En la mesa de al lado, un hombre y una mujer, ambos de mediana edad, hablaban. El jueves pasado, decía el hombre, me morí. Y el viernes resucité. Pegué el oído, claro, y escuché la siguiente historia: el hombre había viajado a Sevilla por razones de trabajo.

Tras comer con un cliente en un restaurante céntrico, salió a la calle y decidió caminar hasta el hotel, que se encontraba a 20 minutos. El calor propio de esta época estaba atenuado por una brisa húmeda muy agradable. Por lo demás, el hombre caminaba despacio y por la sombra, de modo que logró disfrutar del paseo.

Al poco, sin embargo, comenzó a sentirse mal. No se trataba de un malestar localizable, dijo, sino de una especie de desazón corporal ("en absoluto anímica", subrayó) que iba en aumento a medida que se acercaba al hotel. En su empeño por describir los síntomas, añadió que era como si tuviera fiebre, pero sin fiebre. Las articulaciones y los músculos enviaban al cerebro las señales características de una temperatura alta, pero él se tocaba la frente y le parecía normal.

Farmacia. En esto, pasó por delante de una farmacia y entró a comprar un termómetro con el que se encerró en el servicio de una cafetería.
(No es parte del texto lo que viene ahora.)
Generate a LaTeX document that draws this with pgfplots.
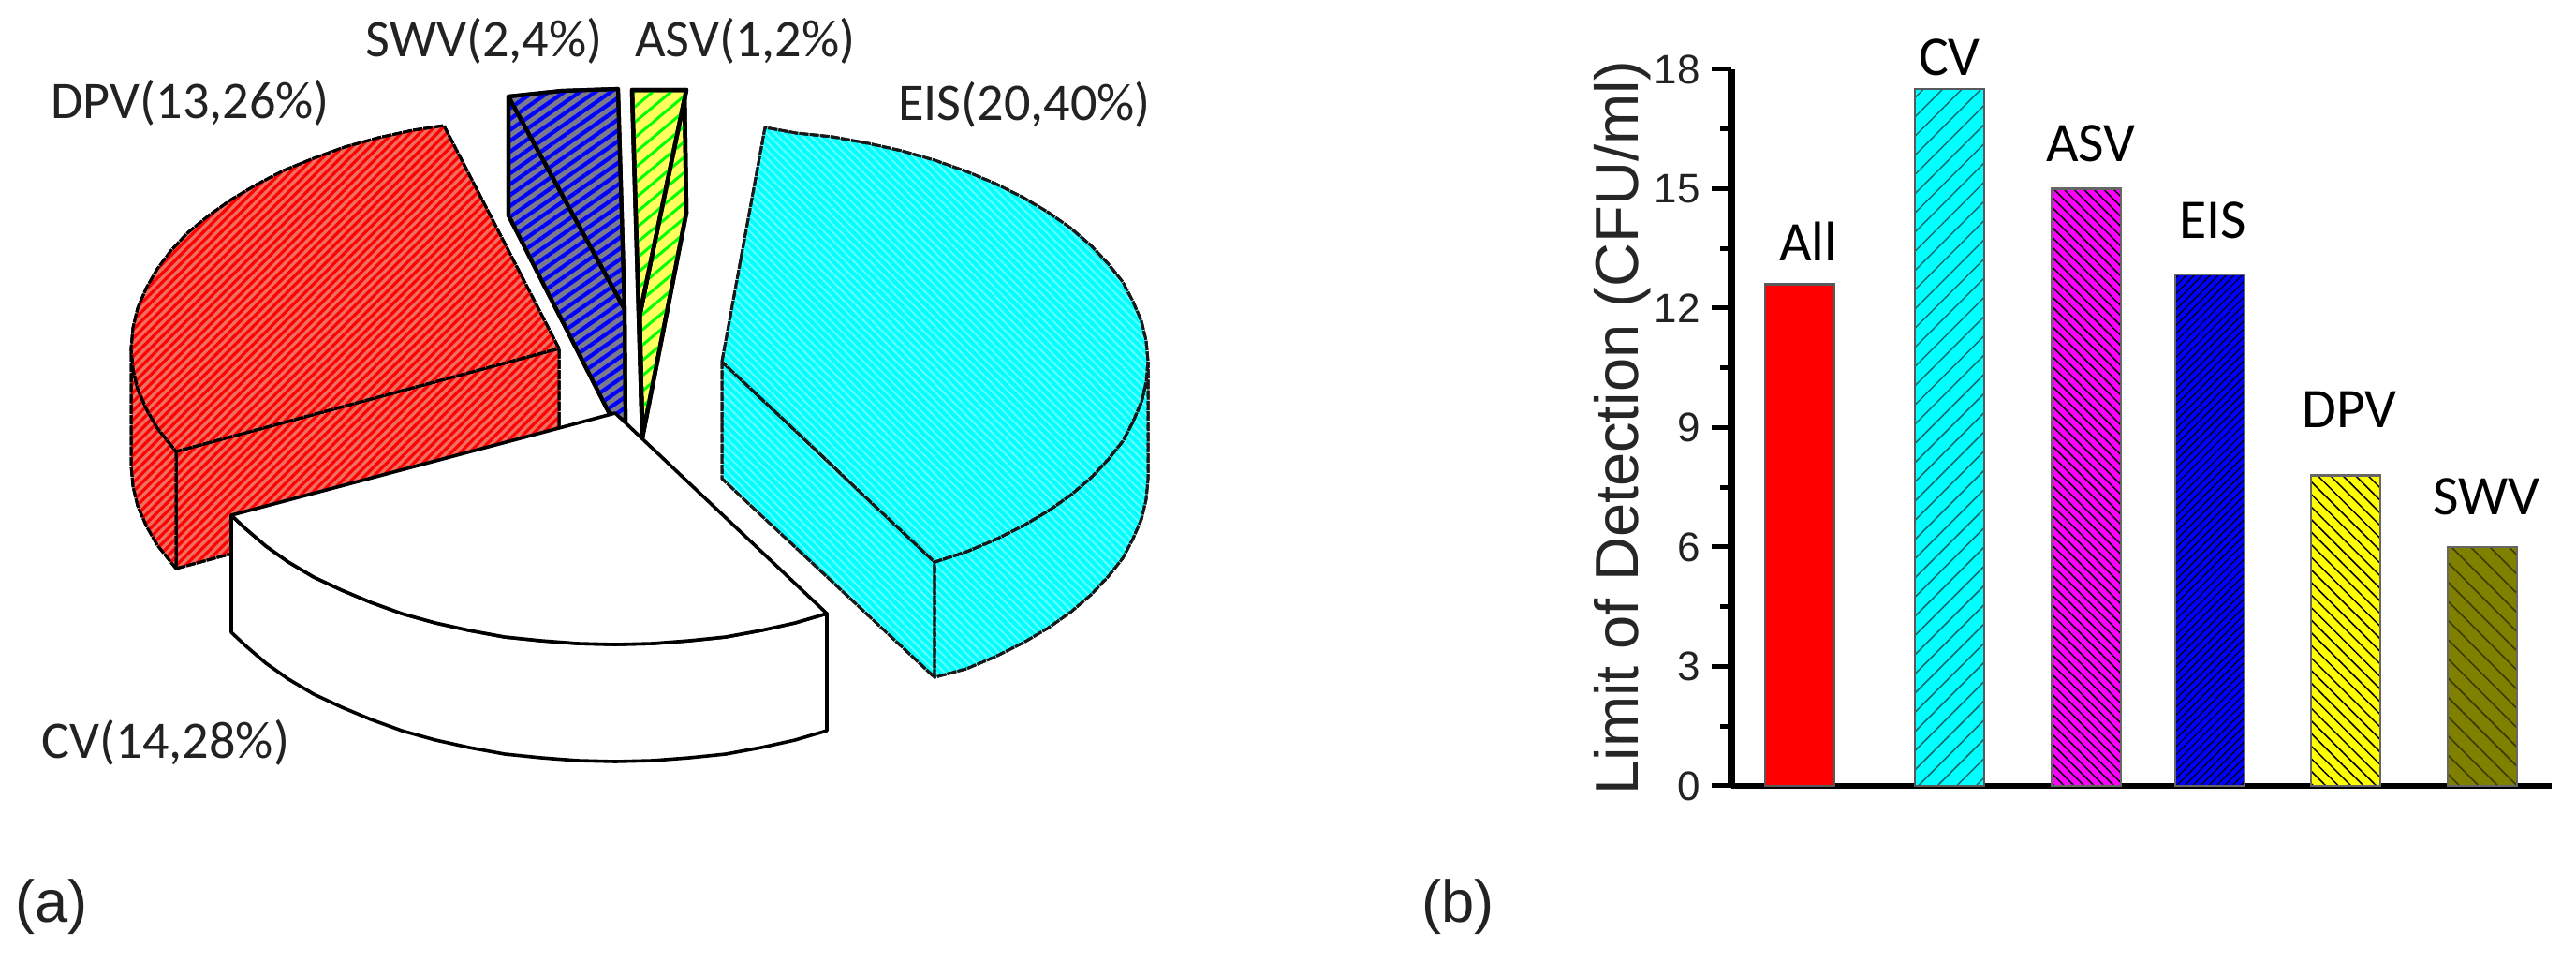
\documentclass[border=0pt]{standalone}
\usepackage{fontspec}
\setmainfont{Liberation Sans}
\newfontfamily\calfont{Carlito}
\usepackage{pgfplots}
\pgfplotsset{compat=1.18}
\usetikzlibrary{patterns.meta}
\definecolor{redbg}{HTML}{EE6E62}
\definecolor{pcyan}{HTML}{00FFFF}
\definecolor{pmag}{HTML}{FF00FF}
\definecolor{pyel}{HTML}{FFFF00}
\definecolor{pblue}{HTML}{0000FF}
\definecolor{pred}{HTML}{FF0000}
\definecolor{polive}{HTML}{808000}
\definecolor{pgreen}{HTML}{00FF00}
\definecolor{cyanln}{HTML}{66FFFF}
\definecolor{cyanht}{HTML}{0A6A6A}
\definecolor{oliveht}{HTML}{3C3C00}
\definecolor{bluebg}{HTML}{7A7A8C}
\definecolor{yelbg}{HTML}{FFFF60}
\definecolor{txt}{HTML}{222222}
\tikzset{
  redp/.style={draw=black,line width=0.3mm,dash pattern=on 1mm off 0.12mm,line join=round,
    pattern={Lines[angle=45,distance=0.68mm,line width=0.32mm]},pattern color=pred,preaction={fill=redbg}},
  cyanp/.style={draw=black!90,line width=0.3mm,dash pattern=on 1mm off 0.12mm,line join=round,
    pattern={Lines[angle=-45,distance=0.62mm,line width=0.2mm]},pattern color=cyanln,preaction={fill=pcyan}},
  bluep/.style={draw=black,line width=0.42mm,line join=round,
    pattern={Lines[angle=35,distance=0.95mm,line width=0.42mm]},pattern color=pblue,preaction={fill=bluebg}},
  yelp/.style={draw=black,line width=0.45mm,line join=round,
    pattern={Lines[angle=40,distance=1.25mm,line width=0.3mm]},pattern color=pgreen,preaction={fill=yelbg}},
  whitep/.style={draw=black,line width=0.36mm,line join=round,fill=white},
  plab/.style={font=\calfont\fontsize{16}{18}\selectfont,text=txt,inner sep=0pt,anchor=center},
  blab/.style={font=\calfont\fontsize{17}{20}\selectfont,text=black,inner sep=0pt,anchor=center},
}
\begin{document}
\begin{tikzpicture}
\useasboundingbox (0,0) rectangle (27.51,10.42);
% ---------- (a): pie drawing, in image pixel coordinates
\begin{axis}[at={(0,0)},anchor=south west,scale only axis,width=27.51cm,height=10.42cm,
  xmin=0,xmax=2751,ymin=0,ymax=1042,y dir=reverse,hide axis,clip=false]
% DPV (red)
\addplot[redp] coordinates {(597,372)(188,482)(188,607)(597,497)} --cycle;
\addplot[redp] coordinates {(140,372)(142,394)(147,415)(156,436)(168,457)(188,482)(188,607)(168,582)(156,561)(147,540)(142,519)(140,497)} --cycle;
\addplot[redp] coordinates {(597,372)(474,134)(441,139)(404,147)(368,157)(335,169)(303,182)(274,197)(247,213)(223,230)(201,248)(183,267)(168,287)(156,308)(147,329)(142,350)(140,372)(142,394)(147,415)(156,436)(168,457)(188,482)} --cycle;
% EIS (cyan)
\addplot[cyanp] coordinates {(771,386)(998,600)(998,723)(771,511)} --cycle;
\addplot[cyanp] coordinates {(1226,386)(1224,408)(1219,429)(1210,450)(1199,471)(1183,491)(1165,510)(1144,528)(1120,545)(1093,561)(1063,576)(1032,589)(998,600)(998,723)(1032,714)(1063,701)(1093,686)(1120,670)(1144,653)(1165,635)(1183,616)(1199,596)(1210,575)(1219,554)(1224,533)(1226,511)} --cycle;
\addplot[cyanp] coordinates {(771,386)(817,136)(850,142)(889,146)(927,153)(963,161)(998,171)(1032,183)(1063,196)(1093,211)(1120,227)(1144,244)(1165,262)(1183,281)(1199,301)(1210,322)(1219,343)(1224,364)(1226,386)(1224,408)(1219,429)(1210,450)(1199,471)(1183,491)(1165,510)(1144,528)(1120,545)(1093,561)(1063,576)(1032,589)(998,600)} --cycle;
% SWV (blue)
\addplot[bluep] coordinates {(543,103)(667,330)(668,450)(650,440)(543,230)} --cycle;
\addplot[bluep] coordinates {(543,103)(600,97)(660,95)(667,330)} --cycle;
% ASV (yellow)
\addplot[yelp] coordinates {(731,100)(683,337)(686,467)(733,227)} --cycle;
\addplot[yelp] coordinates {(675,96)(733,96)(683,337)(686,467)} --cycle;
% CV (white)
\addplot[whitep] coordinates {(247,550)(263,565)(284,583)(308,600)(335,616)(365,630)(396,643)(429,655)(465,665)(501,673)(539,680)(578,684)(617,687)(657,688)(697,687)(736,684)(775,680)(813,673)(849,665)(883,655)(883,780)(849,790)(813,798)(775,805)(736,809)(697,812)(657,813)(617,812)(578,809)(539,805)(501,798)(465,790)(429,780)(396,768)(365,755)(335,741)(308,725)(284,708)(263,690)(247,675)} --cycle;
\addplot[whitep] coordinates {(657,441)(247,550)(263,565)(284,583)(308,600)(335,616)(365,630)(396,643)(429,655)(465,665)(501,673)(539,680)(578,684)(617,687)(657,688)(697,687)(736,684)(775,680)(813,673)(849,665)(883,655)} --cycle;
% texts
\node[plab] at (axis cs:203,110) {DPV(13,26\%)};
\node[plab] at (axis cs:517,44) {SWV(2,4\%)};
\node[plab] at (axis cs:796,44) {ASV(1,2\%)};
\node[plab] at (axis cs:1094,112) {EIS(20,40\%)};
\node[plab] at (axis cs:177,793) {CV(14,28\%)};
\node[font=\fontsize{18}{20}\selectfont,text=txt,inner sep=0pt] at (axis cs:55,968) {(a)};
\node[font=\fontsize{18}{20}\selectfont,text=txt,inner sep=0pt] at (axis cs:1557,968) {(b)};
\end{axis}
% ---------- (b): bars
\begin{axis}[at={(18.49cm,2.03cm)},anchor=south west,scale only axis,width=8.76cm,height=7.65cm,
  xmin=1849,xmax=2725,ymin=0,ymax=18,clip=false,
  axis x line=bottom,axis y line=left,
  x axis line style={-,line width=0.6mm,black},y axis line style={-,line width=0.72mm,black},
  xtick=\empty,ytick={0,3,6,9,12,15,18},minor y tick num=1,
  tick align=outside,major tick length=2.1mm,minor tick length=1.2mm,
  every tick/.style={black,line width=0.5mm},
  tick label style={/pgf/number format/assume math mode=true,font=\fontsize{12.5}{14}\selectfont,text=txt},
  ylabel={Limit of Detection (CFU/ml)},
  ylabel style={at={(axis description cs:-0.133,0.5)},anchor=center,font=\fontsize{18.5}{20}\selectfont,text=black!85},
  ybar,bar width=7.4mm,
  bar shift=0pt]
\addplot[draw=black!65,line width=0.25mm,fill=pred] coordinates {(1922,12.6)};
\addplot[draw=black!65,line width=0.25mm,pattern={Lines[angle=45,distance=1.45mm,line width=0.15mm]},pattern color=cyanht,preaction={fill=pcyan}] coordinates {(2082,17.5)};
\addplot[draw=black!60,line width=0.25mm,pattern={Lines[angle=-45,distance=0.75mm,line width=0.15mm]},pattern color=black,preaction={fill=pmag}] coordinates {(2228,15)};
\addplot[draw=black!60,line width=0.25mm,pattern={Lines[angle=45,distance=0.6mm,line width=0.12mm]},pattern color=black,preaction={fill=pblue}] coordinates {(2360,12.85)};
\addplot[draw=black!60,line width=0.25mm,pattern={Lines[angle=-45,distance=0.95mm,line width=0.15mm]},pattern color=black,preaction={fill=pyel}] coordinates {(2505,7.8)};
\addplot[draw=black!60,line width=0.25mm,pattern={Lines[angle=-45,distance=1.45mm,line width=0.16mm]},pattern color=oliveht,preaction={fill=polive}] coordinates {(2651,6)};
\node[blab] at (axis cs:1931,13.67) {All};
\node[blab] at (axis cs:2082,18.3) {CV};
\node[blab] at (axis cs:2233,16.14) {ASV};
\node[blab] at (axis cs:2363,14.2) {EIS};
\node[blab] at (axis cs:2509,9.45) {DPV};
\node[blab] at (axis cs:2655,7.26) {SWV};
\end{axis}
\end{tikzpicture}
\end{document}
Se lo puso debajo de la lengua y comprobó enseguida que su temperatura, en efecto, era absolutamente normal.

Pues bien, llegó al hotel, subió a su habitación, se desnudó y se metió en la cama. Me voy a morir, se dijo. Por alguna razón, sabía que aquello que le ocurría era la muerte. Pero se trataba de una muerte hasta cierto punto dulce. Los músculos se aflojaban y él se iba, se iba, se iba lentamente hacia el más allá, sin dramatismos de ninguna clase. Y se fue. Se murió, dijo a su compañera de mesa mientras apuraba el café.

Naturalidad. ¿Y que pasó luego?, preguntó ella. Pues que al día siguiente, a las once de la mañana, resucité con toda naturalidad. Me incorporé y me encontraba bien, en forma, como si no me hubiera ocurrido nada. Y aquí estoy, de hecho, pero con la seguridad de haber vuelto del más allá. La mujer miró el reloj y dijo: Vamos, que se nos hace tarde. Pagaron los cafés, se levantaron, y salieron de la cafetería.

Lo curioso es que aquello que el hombre contó me había ocurrido a mí hacía unos meses en Vigo. Pero no me había atrevido a contárselo a nadie.